The other day, while entering the Boston Public Garden, I passed a young woman carrying a bunch of flowers, looking a bit sheepish. They weren’t the tulips that are planted throughout the Garden this time of year – you’d really have to be a bold and brazen stump to start picking from the flower beds - but as I crossed the Garden and saw the flowering trees, I realized that she had likely helped herself to some branches.
At that moment, I was not an official Friend of the Public Garden. But I am now. And, while I don’t have proof positive that the young woman I saw with the cherry blossoms had clipped them from one of the park’s trees, next time I actually catch someone in the act of desecration, I will feel empowered to tell them to stop messing with my front lawn.
Not that I didn’t feel at least quasi-empowered in the past. A few weeks back, when I saw someone encouraging her granddaughter – who was about 12 years old – to bounce on a branch of fragile, rare tree while granny took pictures, I went into passive aggressive mode and commented while walking by. (Something along the lines of: that kid shouldn’t be sitting on that tree, or that’s how these beautiful trees get destroyed.)
But I didn’t say anything to the couple who had stretched their hammock between two fragile, rare trees and were canoodling. Is this allowed ? Is this okay? I mean, the Public Garden is quite literally my front yard. And it’s just gorgeous.
Boston’s Public Garden is the groomed and formal younger cousin to the more casual and boisterous Boston Common. The first public botanical garden in America, its form, plantings, and statuary evoke its Victorian heritage. This green and flowering oasis in the heart of a great metropolis has become a Boston icon. No visit would be complete without a stroll in the Garden and a voyage on one of its Swan Boats.
Anyway, now that I’ve become a Friend, I’m feeling sort of deputized. But before I start making any citizen’s arrests, I’ll stop by their HQ (which is two doors down from where I live) and find out the rules of what is or isn’t okay. And ask them how to approach people in a kindly, gently, refined-ly, Beacon Hill-y manner and tut-tut offenders.
Oh, I’ll be careful. If someone looks like a serial killer, or is muttering under their breath, carrying a machete, or using a blowtorch to unseat (unweb foot?) one of the statues of the Make Way for Ducklings ducklings, I will make note but not speak up.
And I won’t be correcting people I overhear giving wrong information. Like the guy who told his kids that baby geese are “gooslings”. (Nope: they’re goslings, but I didn’t want to show dad up.) Nor did I butt in when I heard a Scout troop leader mangling the Make Way for Ducklings story, conflating Robert McCloskey’s charming tale with the ducks who hang out at the Peabody Hotel in Memphis.
No, even though I am a know-it-all crank, I don’t want to publicly expose myself as one.
But I will, I believe, become a tut-tutter, and, when I see people messing with my lawn (flowering trees, tulip beds, etc.), I will let them know that they need to get off of it.
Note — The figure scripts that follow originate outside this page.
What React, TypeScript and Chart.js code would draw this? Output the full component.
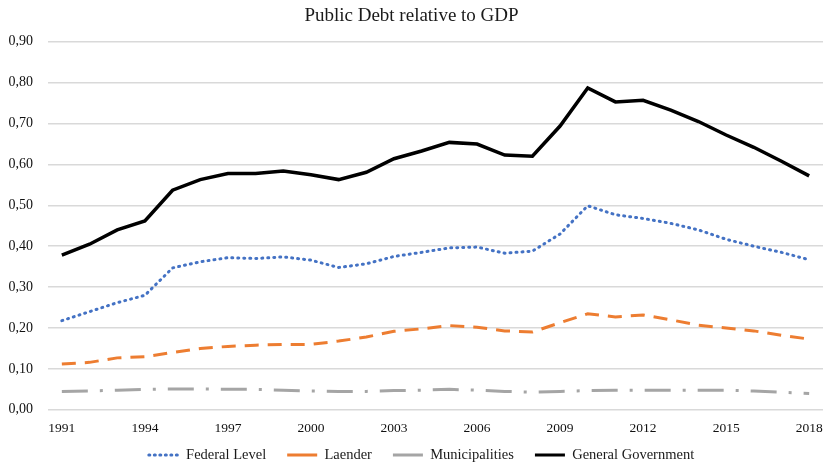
import React, { useEffect, useRef } from "react";
import { Chart, registerables } from "chart.js";

Chart.register(...registerables);

const years: string[] = [
  "1991", "1992", "1993", "1994", "1995", "1996", "1997", "1998", "1999", "2000",
  "2001", "2002", "2003", "2004", "2005", "2006", "2007", "2008", "2009", "2010",
  "2011", "2012", "2013", "2014", "2015", "2016", "2017", "2018",
];

const federal: number[] = [
  0.218, 0.24, 0.262, 0.28, 0.347, 0.362, 0.372, 0.37, 0.374, 0.366,
  0.348, 0.357, 0.375, 0.385, 0.396, 0.398, 0.383, 0.388, 0.43, 0.499,
  0.477, 0.468, 0.456, 0.44, 0.417, 0.4, 0.385, 0.367,
];

const laender: number[] = [
  0.112, 0.116, 0.127, 0.13, 0.14, 0.15, 0.155, 0.158, 0.16, 0.16,
  0.168, 0.178, 0.192, 0.198, 0.206, 0.202, 0.193, 0.19, 0.213, 0.235,
  0.227, 0.232, 0.22, 0.207, 0.2, 0.193, 0.182, 0.173,
];

const municipalities: number[] = [
  0.045, 0.046, 0.048, 0.05, 0.051, 0.051, 0.05, 0.05, 0.048, 0.046,
  0.045, 0.045, 0.047, 0.048, 0.05, 0.048, 0.045, 0.043, 0.045, 0.047,
  0.048, 0.048, 0.048, 0.048, 0.048, 0.046, 0.043, 0.04,
];

const general: number[] = [
  0.378, 0.405, 0.44, 0.462, 0.537, 0.563, 0.578, 0.578, 0.584, 0.575,
  0.563, 0.581, 0.614, 0.633, 0.654, 0.65, 0.623, 0.62, 0.694, 0.787,
  0.753, 0.757, 0.733, 0.705, 0.672, 0.642, 0.608, 0.572,
];

const seriesNames: string[] = ["Federal Level", "Laender", "Municipalities", "General Government"];
const titleText = "Public Debt relative to GDP";

const LEGEND_PAD = 21;
const LEGEND_FONT = 14.5;

const legendFix = {
  id: "legendFix",
  beforeLayout(chart: any) {
    const lg = chart.legend;
    if (lg && !lg.__patched) {
      const orig = lg.fit.bind(lg);
      lg.fit = function () {
        orig();
        this.height = 24;
      };
      lg.__patched = true;
    }
  },
  afterLayout(chart: any) {
    const lg = chart.legend;
    if (!lg) return;
    const textCenter = lg.top + 15;
    lg.top = textCenter - LEGEND_PAD - LEGEND_FONT / 2;
    lg.bottom = chart.height;
    lg.height = lg.bottom - lg.top;
    lg.left += 10;
    lg.right += 10;
  },
};

export default function App() {
  const ref = useRef<HTMLCanvasElement | null>(null);

  useEffect(() => {
    document.body.style.margin = "0";
    if (!ref.current) return;
    const serif = "'Liberation Serif', 'Times New Roman', serif";
    const chart = new Chart(ref.current, {
      type: "line",
      plugins: [legendFix],
      data: {
        labels: years,
        datasets: [
          {
            label: seriesNames[0],
            data: federal,
            borderColor: "#4472c4",
            backgroundColor: "#4472c4",
            borderWidth: 3,
            borderDash: [1, 5],
            borderCapStyle: "round",
            pointRadius: 0,
            pointStyle: "line",
            tension: 0,
          },
          {
            label: seriesNames[1],
            data: laender,
            borderColor: "#ed7d31",
            backgroundColor: "#ed7d31",
            borderWidth: 3,
            borderDash: [14, 9],
            pointRadius: 0,
            pointStyle: "line",
            tension: 0,
          },
          {
            label: seriesNames[2],
            data: municipalities,
            borderColor: "#a5a5a5",
            backgroundColor: "#a5a5a5",
            borderWidth: 3,
            borderDash: [26, 12, 3, 12],
            pointRadius: 0,
            pointStyle: "line",
            tension: 0,
          },
          {
            label: seriesNames[3],
            data: general,
            borderColor: "#000000",
            backgroundColor: "#000000",
            borderWidth: 3.5,
            pointRadius: 0,
            pointStyle: "line",
            tension: 0,
          },
        ],
      },
      options: {
        animation: false,
        responsive: false,
        maintainAspectRatio: false,
        layout: { padding: { left: 0, right: 4, top: 0, bottom: 0 } },
        plugins: {
          title: {
            display: true,
            text: titleText,
            color: "#1a1a1a",
            font: { family: serif, size: 19, weight: "normal" },
            padding: { top: 5, bottom: 14 },
          },
          legend: {
            position: "bottom",
            labels: {
              usePointStyle: true,
              pointStyleWidth: 30,
              boxHeight: 3,
              color: "#1a1a1a",
              font: { family: serif, size: LEGEND_FONT },
              padding: LEGEND_PAD,
              generateLabels: (c: any) => {
                const items = Chart.defaults.plugins.legend.labels.generateLabels(c);
                return items.map((it: any, i: number) => ({
                  ...it,
                  pointStyle: "line",
                  lineWidth: 3,
                  lineDash: i === 0 ? [1, 4.5] : [],
                  lineCap: i === 0 ? "round" : "butt",
                  strokeStyle: c.data.datasets[i].borderColor,
                  fillStyle: c.data.datasets[i].borderColor,
                }));
              },
            },
          },
          tooltip: { enabled: false },
        },
        scales: {
          x: {
            offset: true,
            grid: { display: false },
            border: { display: false },
            ticks: {
              autoSkip: false,
              maxRotation: 0,
              color: "#111111",
              font: { family: serif, size: 13.5 },
              callback: (_v: any, i: number) => (i % 3 === 0 ? years[i] : ""),
            },
          },
          y: {
            min: 0,
            max: 0.9,
            border: { display: false },
            grid: { color: "#d9d9d9", lineWidth: 1.5, drawTicks: false },
            afterFit: (scale: any) => {
              scale.width = 48;
            },
            ticks: {
              stepSize: 0.1,
              padding: 15,
              color: "#111111",
              font: { family: serif, size: 14 },
              callback: (v: any) => Number(v).toFixed(2).replace(".", ","),
            },
          },
        },
      },
    });
    return () => chart.destroy();
  }, []);

  return (
    <div style={{ width: 827, height: 464 }}>
      <canvas ref={ref} width={827} height={464} style={{ width: 827, height: 464 }} />
    </div>
  );
}
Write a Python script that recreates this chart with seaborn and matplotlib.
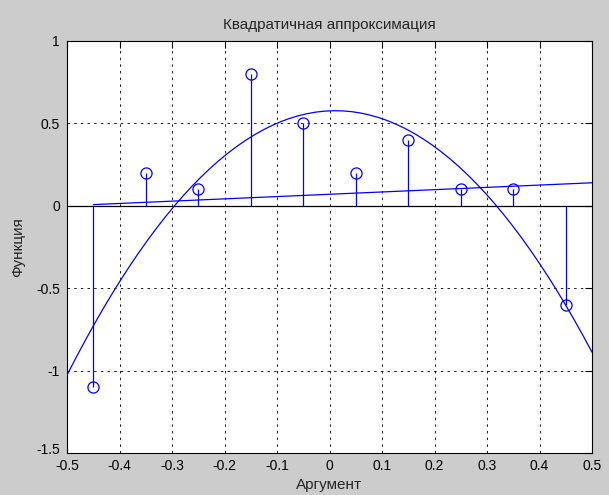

I have plenty of reason to appreciate the Public Garden. Not only do I walk through it at some point most days, but sometimes I just go over there and sit on a bench and soak it all up. It’s really hard to explain to someone who hasn’t seen it just how beautiful and tranquil it is.
Quite unlike the front yard of my early childhood, which featured a Sunoco Station and Trimble Motors Used Cars, which is what’s shown here.
Okay, this wasn’t our real front yard. Our real front yard really didn’t exist. Our quasi front yard was a steep bank (which ended at a retaining wall) covered with some sort of hayish grass, which my father cut with a scythe. We had a side lawn, where the bridal wreathe, irises, peonies, and lilacs lived and where, in the summer, on hot days, we cavorted around in our bathing suits while my father sprayed us with the house. Our back yard at Nanny’s was pretty gloomy: dark, cool, mossy, shaded. The only thing to do there was trail your hand through the birdbath, or toss a rubber ball against the back of our house, which had not windows. That white house to the left in the picture above is where I lived until I was 6 1/2 and we moved to the next street over, about 100 yards away. The house then was brown, but that was my grandmother’s house, the house my father grew up in, and the house that, in my psyche, will always be home.
When we moved we had a very nice front yard, with velvety grass that was my father’s pride and joy. It was our version of the Boston Public Garden, without the rare trees, statuary, fountains, and swan boats. But our grass was actually better than the grass in the Public Garden. My father almost groomed it with manicure scissors. And we didn’t play on it either. That’s what the “more casual and boisterous” back yard was for.
So, fair warning to anyone thinking about doing some harm to the Boston Public Garden: GET OFF OF MY LAWN!